How Nigeria Can Achieve Effective Power Reforms

By Chinedu Okafor

The Chief Executive Officer of the Centre for the Promotion of Private Enterprise (CPPE), Dr. Muda Yusuf, has cautioned that Nigeria’s power sector reform must be seen as a gradual, long-term process rather than a quick fix.

Speaking on the challenges confronting the sector, Yusuf explained that its complexity, political economy constraints, and institutional weaknesses make progress incremental. He warned that without decisive structural reforms, improved governance, and fiscal discipline, the current trajectory will remain unsustainable.

Despite years of reform attempts, the sector continues to grapple with deep-rooted financial, structural, and governance challenges. These include tariff distortions, weak investor capacity, transmission bottlenecks, and a persistent liquidity crisis across the electricity value chain.

Yusuf highlighted the inability to implement a fully cost-reflective tariff regime as a major stumbling block. He noted that political sensitivities and recent macroeconomic reforms—such as foreign exchange unification and fuel subsidy removal—have entrenched subsidy dependence, widened financing gaps, and intensified resistance to tariff adjustments.

“Without cost-reflective pricing, the sector cannot generate sufficient liquidity to sustain operations or attract new investment. The resulting subsidy burden has forced government to repeatedly intervene financially, transferring inefficiencies onto the public balance sheet,” Yusuf said.
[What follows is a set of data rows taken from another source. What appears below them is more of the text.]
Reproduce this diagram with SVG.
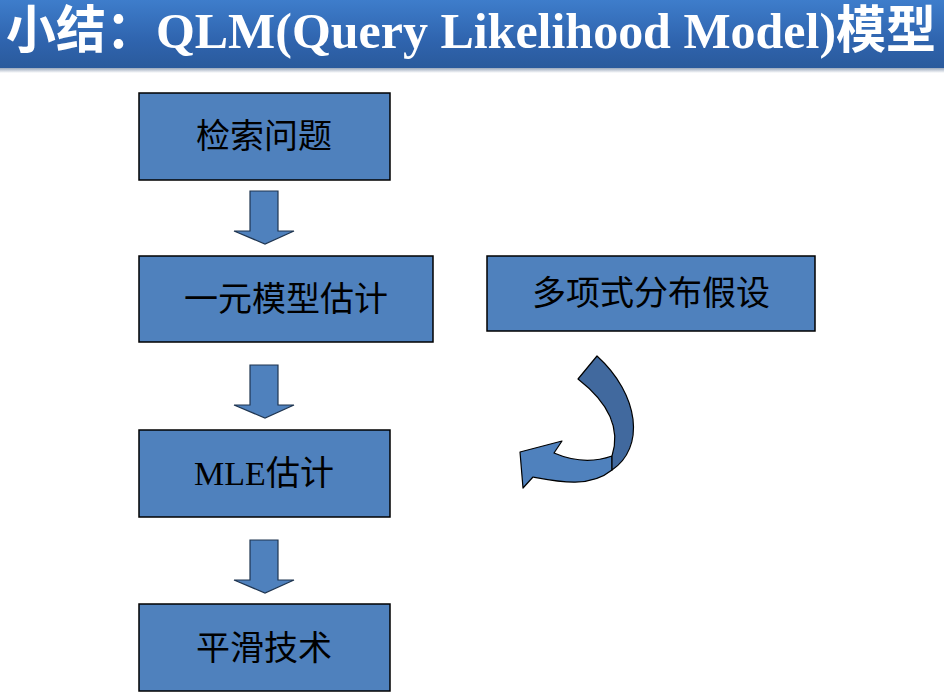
<svg xmlns="http://www.w3.org/2000/svg" width="944" height="695" viewBox="0 0 944 695">
<defs>
<linearGradient id="hdr" x1="0" y1="0" x2="0" y2="1">
<stop offset="0" stop-color="#3E7DCB"/>
<stop offset="0.6" stop-color="#2F64AE"/>
<stop offset="1" stop-color="#2A5A9C"/>
</linearGradient>
<linearGradient id="shadow" x1="0" y1="0" x2="0" y2="1">
<stop offset="0" stop-color="#9AA8BC"/>
<stop offset="1" stop-color="#FFFFFF"/>
</linearGradient>
<style>
.box{fill:#4F81BD;stroke:#000;stroke-width:1.5}
.lbl{font-family:"Noto Sans CJK SC","Liberation Sans",sans-serif;font-size:34px;fill:#000;text-anchor:middle}
.arr{fill:#4F81BD;stroke:#1F3550;stroke-width:1.2;stroke-linejoin:miter}
</style>
</defs>
<rect width="944" height="695" fill="#fff"/>
<g id="header">
<rect x="0" y="0" width="944" height="68" fill="url(#hdr)"/>
<rect x="0" y="68" width="944" height="5" fill="url(#shadow)"/>
<text transform="scale(1,1.2)" x="6" y="40" textLength="930" lengthAdjust="spacingAndGlyphs" font-family="'Liberation Serif','Noto Sans CJK SC',serif" font-weight="bold" font-size="43" fill="#fff">小结：QLM(Query Likelihood Model)模型</text>
</g>
<g id="n1"><rect class="box" x="139" y="93" width="251" height="87"/><text class="lbl" x="264" y="148">检索问题</text></g>
<g id="n2"><rect class="box" x="139" y="256" width="294" height="86"/><text class="lbl" x="286" y="311">一元模型估计</text></g>
<g id="n3"><rect class="box" x="139" y="430" width="251" height="87"/><text class="lbl" x="264" y="485"><tspan font-family="'Liberation Serif',serif">MLE</tspan>估计</text></g>
<g id="n4"><rect class="box" x="139" y="604" width="251" height="87"/><text class="lbl" x="264" y="660">平滑技术</text></g>
<g id="n5"><rect class="box" x="487" y="256" width="328" height="75"/><text class="lbl" x="651" y="305">多项式分布假设</text></g>
<g id="connectors">
<path class="arr" d="M250,191 H278 V231 H294 L265,244 L234,231 H250 Z"/>
<path class="arr" d="M250,365 H278 V405 H294 L265,418 L234,405 H250 Z"/>
<path class="arr" d="M250,540 H278 V580 H294 L265,593 L234,580 H250 Z"/>
<path d="M554,453 C575,462 595,462 612,456 L612,470 C590,488 560,482 533,477 L523,488 L520,452 L562,441 Z" fill="#4F81BD" stroke="#000" stroke-width="1.2" stroke-linejoin="round"/>
<path d="M597,356 C640,395 645,448 612,470 L612,456 C622,425 605,400 578,379 Z" fill="#41699E" stroke="#000" stroke-width="1.2" stroke-linejoin="round"/>
</g>
</svg>
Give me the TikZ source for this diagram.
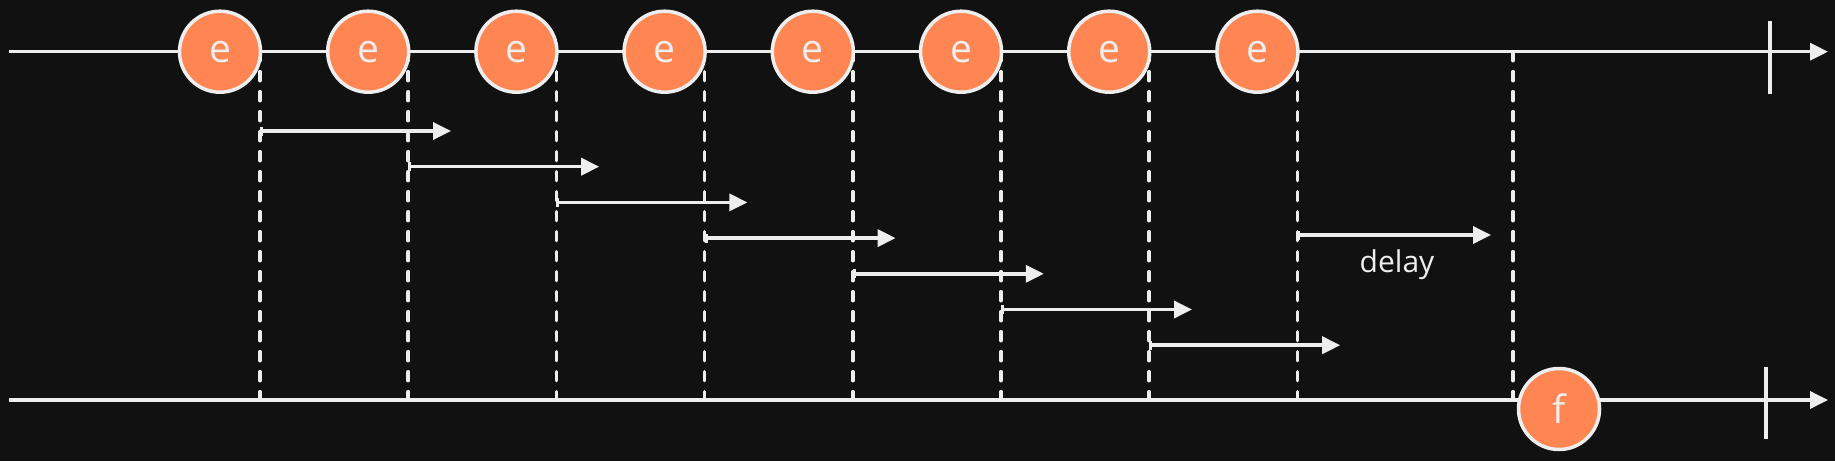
\documentclass[tikz,border=0pt]{standalone}
\usepackage{fontspec}
\setmainfont{Open Sans}
\usetikzlibrary{arrows.meta}
\definecolor{bg}{HTML}{111111}
\definecolor{fg}{HTML}{EEEEEE}
\definecolor{evc}{HTML}{FF8652}
\begin{document}
\begin{tikzpicture}[x=1pt,y=-1pt,
 axis/.style={draw=fg,line width=3.5pt,-{Triangle[length=18pt,width=17pt]}},
 tick/.style={draw=fg,line width=3.5pt},
 evnode/.style={circle,draw=fg,fill=evc,line width=3.5pt,minimum size=81pt,inner sep=0pt,text=fg,font=\fontsize{39}{41}\selectfont},
 guide/.style={draw=fg,line width=3.5pt,dash pattern=on 9pt off 11pt,line cap=round},
 span/.style={draw=fg,line width=3.5pt,{Bar[width=9pt,line width=3pt]}-{Triangle[length=18pt,width=17pt]}},
 lbl/.style={text=fg,font=\fontsize{30}{32}\selectfont}]
\fill[bg] (0,0) rectangle (1835,461);
\useasboundingbox (0,0) rectangle (1835,461);
% axes
\coordinate (tA) at (9,51.7);
\coordinate (tB) at (1828,51.7);
\coordinate (bA) at (9,400);
\coordinate (bB) at (1828,400);
% guides
\foreach \k in {0,...,7}{
  \coordinate (gt\k) at ({260+148.2*\k},51.7);
  \coordinate (gb\k) at ({260+148.2*\k},400);
  \draw[guide] (gt\k) -- (gb\k);
}
\coordinate (gt8) at (1513,51.7);
\coordinate (gb8) at (1513,400);
\draw[guide] (gt8) -- (gb8);
\draw[axis] (tA) -- (tB);
\draw[axis] (bA) -- (bB);
% ticks
\coordinate (tk1a) at (1770,21);
\coordinate (tk1b) at (1770,94);
\coordinate (tk2a) at (1766,367);
\coordinate (tk2b) at (1766,439);
\draw[tick] (tk1a) -- (tk1b);
\draw[tick] (tk2a) -- (tk2b);
% span arrows
\foreach \k in {0,...,6}{
  \coordinate (sa\k) at ({260+148.2*\k},{131+35.7*\k});
  \coordinate (sb\k) at ({451+148.2*\k},{131+35.7*\k});
  \draw[span] (sa\k) -- (sb\k);
}
\coordinate (da) at (1297.4,235);
\coordinate (db) at (1491,235);
\draw[span] (da) -- (db);
\node[lbl,anchor=base] (delay) at (1397,272) {delay};
% events
\foreach \k in {1,...,8}{
  \node[evnode] (e\k) at ({220+148.2*(\k-1)},51.7) {e};
}
\node[evnode] (f) at (1559,409) {f};
\end{tikzpicture}
\end{document}
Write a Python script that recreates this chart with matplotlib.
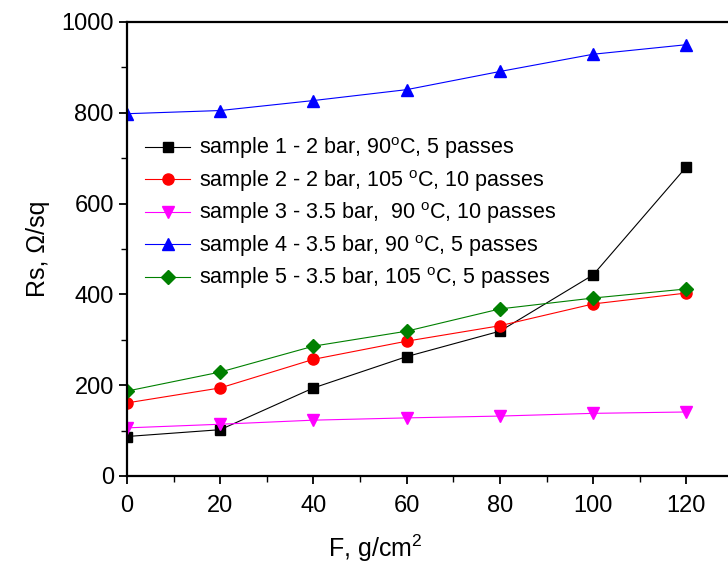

He revealed that sector debt has now risen to about N4 trillion, a level he described as fiscally unsustainable without deeper structural corrections and improved transparency.

To address these challenges, Yusuf advocated for a balanced approach: short-term government support combined with medium- to long-term structural reforms. He stressed the need for rigorous audits of outstanding claims, stronger oversight mechanisms, and transparent subsidy management to prevent abuse similar to Nigeria’s fuel subsidy regime.

He urged government to adopt a phased transition toward cost-reflective tariffs, with targeted social protection for vulnerable households. This, he said, must be backed by strong governance frameworks to improve debt verification and financial settlements.

Yusuf also called for urgent reforms in the distribution sector, including recapitalisation, technical upgrades, and loss reduction. On transmission, he suggested exploring concession models for the Transmission Company of Nigeria (TCN) to boost efficiency and attract investment.

Finally, he emphasised the importance of decentralisation and renewable energy adoption. Encouraging state-level initiatives, independent power projects, and renewables, he argued, would ease pressure on the national grid. Government support, he added, should be time-bound and linked to measurable reform milestones.